Today is World Water Day and as much as we like to think that this precious natural resource is unlimited, access to clean water remains a daily hardship for countless rural communities around the world and, as global warming continues to live up to its warning signs, many urban centres around the world have now, too, experienced just how scarce and precious a commodity water truly is. So, while the world commemorates this all too important day, it is a global reminder to all of us that in fact every day should be World Water Day.
The breathtakingly beautiful city of Cape Town, in South Africa, made headlines around the world this year as the Western Cape province continues to face one of the worst droughts in its history. Further northeast, the province of KwaZulu-Natal also experienced an arduous four-year drought that recently came to a glorious end – click here to read about the long-awaited rains that recently brought indescribable joy to the people, land and wildlife of &Beyond Phinda Private Game Reserve.
One thing about hardships is that they inspire innovation, promote togetherness and highlight what truly matters: survival, community care and spirit, and a determination to succeed. You know what they say, “Necessity is the mother of invention,” and Cape Town has proudly displayed its true colours and proved that hard times really do bring out the best in people. Thanks to the creative and resourceful ways that Cape Town’s locals, consumers, businesses and guests alike are saving water, it is very much business as usual in Cape Town and our award-winning Mother City continues to delight travellers from across the globe.

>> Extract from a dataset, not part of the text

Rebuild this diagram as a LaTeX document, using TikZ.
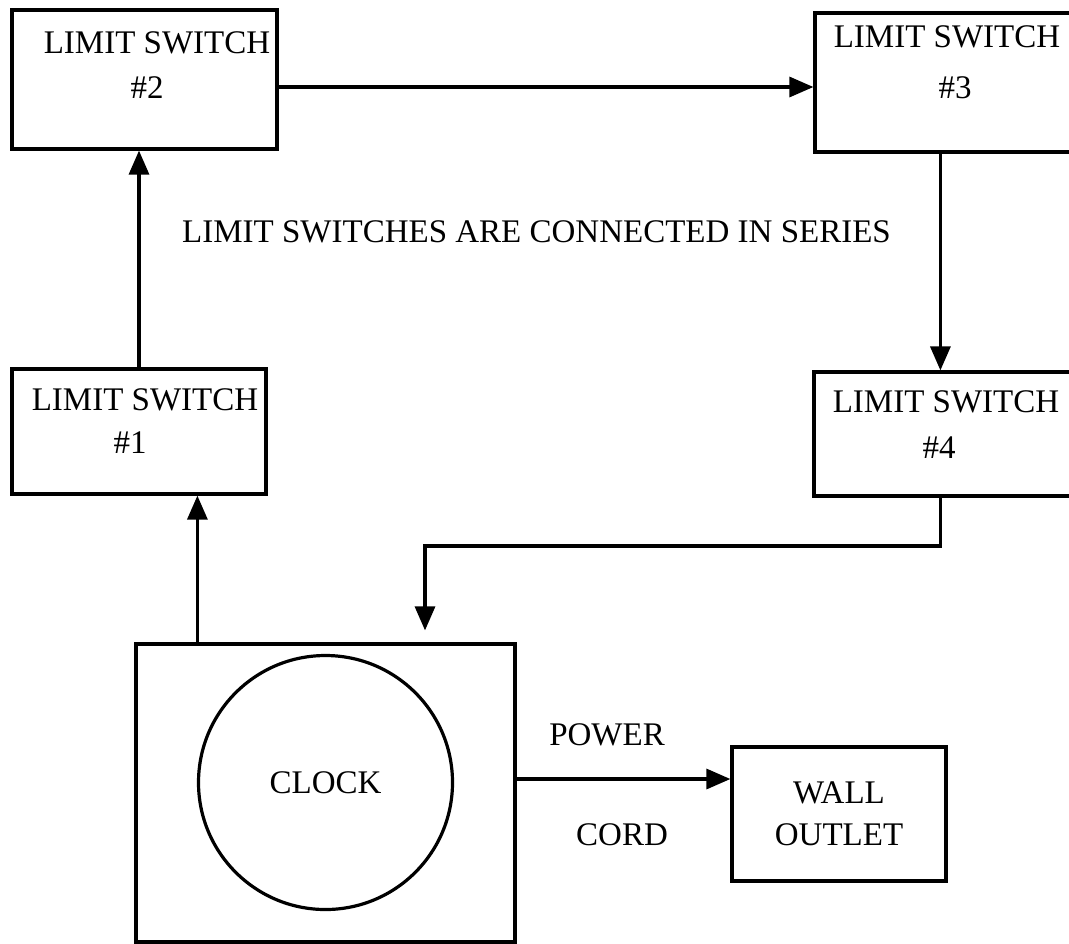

There’s no denying that water is our earth’s most precious resource and although more than 70% of the earth’s surface is covered by water, 96.5% percent of this vast water supply is contained within our oceans as salt water. The remaining water is found in freshwater lakes, glaciers and ice caps. Only a mere 1% of the earth’s water is reachable and suitable for human consumption, making it a very limited resource.
And no matter our race, religion, colour, gender or nationality, we all need water to survive and given the sobering effects of climate change and Mother Nature’s wildly unpredictable weather patterns, water conservation is more important now than ever. Simple, everyday changes can indeed have a significant and lasting impact and we can all benefit from becoming more water wise. Remember, every drop counts, no matter where you live (or travel).
So what can we learn from people around the world that have been faced with water scarcity? Well in Cape Town, a few small steps made an enormous difference to the large-scale water saving efforts. Where possible, water from agricultural areas was reallocated to urban areas; water inflow and pressure was reduced; taps have been shut off in airports and shopping centres and waterless hand sanitiser dispensers installed; and businesses and locals alike are using rainwater tanks, boreholes, grey water systems, water-saving showerheads, as well as buckets in the shower to collect water before it heats up to temperature.
Grey water is being used to wash cars and water gardens, less water-intensive cleaning methods are being adhered to and every local business is doing its own part to encourage consumers to conserve water in unique, inventive ways, many of which we can all adopt in our own households too.
Even the world-class restaurants and cafés are making a meaningful difference by adopting meat-free Mondays, designing water-savvy menus, using water conscious cooking methods (such as boiling instead of steaming, replacing beef with game, venison and veggie/vegan options, and reducing the amount of pasta dishes) and encouraging people to bring reusable travel mugs for their takeaway coffees. There is even a popular campaign challenging the city’s most renowned chefs to design their own irresistible and totally waterless meals – and you can watch them preparing these delicious dishes online.
Luxury hotels and boutique properties have also incorporated small, unobtrusive measures that continue to save water, but that don’t impact on or detract from the luxury experience. From installing water-saving showerheads and removing bathtub plugs, to encouraging guests to reuse towels and linen during a short stay and minimise air con usage on days when it’s not necessary … every bit really does help.
At &Beyond, while we acknowledge that our business is built on luxury travel, we remain committed to the use of renewable resources; this extends not only to the use of energy, but also to water. We aim to reduce the use of plastic across our operations through our water bottling plant initiative: we bottle our own purified water in recyclable glass bottles at each lodge, and at some central offices, to further reduce the impact and usage of plastic.
The first glass water bottling plant was implemented at &Beyond Phinda Private Game Reserve in 2016 and, since then, we have successfully implemented and duplicated this project across nearly 50% of our lodges. Our aim is for 100% of our lodges to have their own glass bottling plants and to reduce the number of plastic bottles used in the group by 90% by 2020.
Click here to browse our &Beyond Impact Review and read more about our 2020 goals.
So, on World Water Day, and indeed every day, think when you turn on that tap and try and save water wherever you can. Remember the old adage, “if you want to walk fast, walk alone. If you want to walk far, walk together.” It’s up to all of us to work together for a sustainable solution for the future of our planet … and while we’re at it, let’s all do a little rain dance for everyone around the world that is faced with water scarcity. Bring on the rain!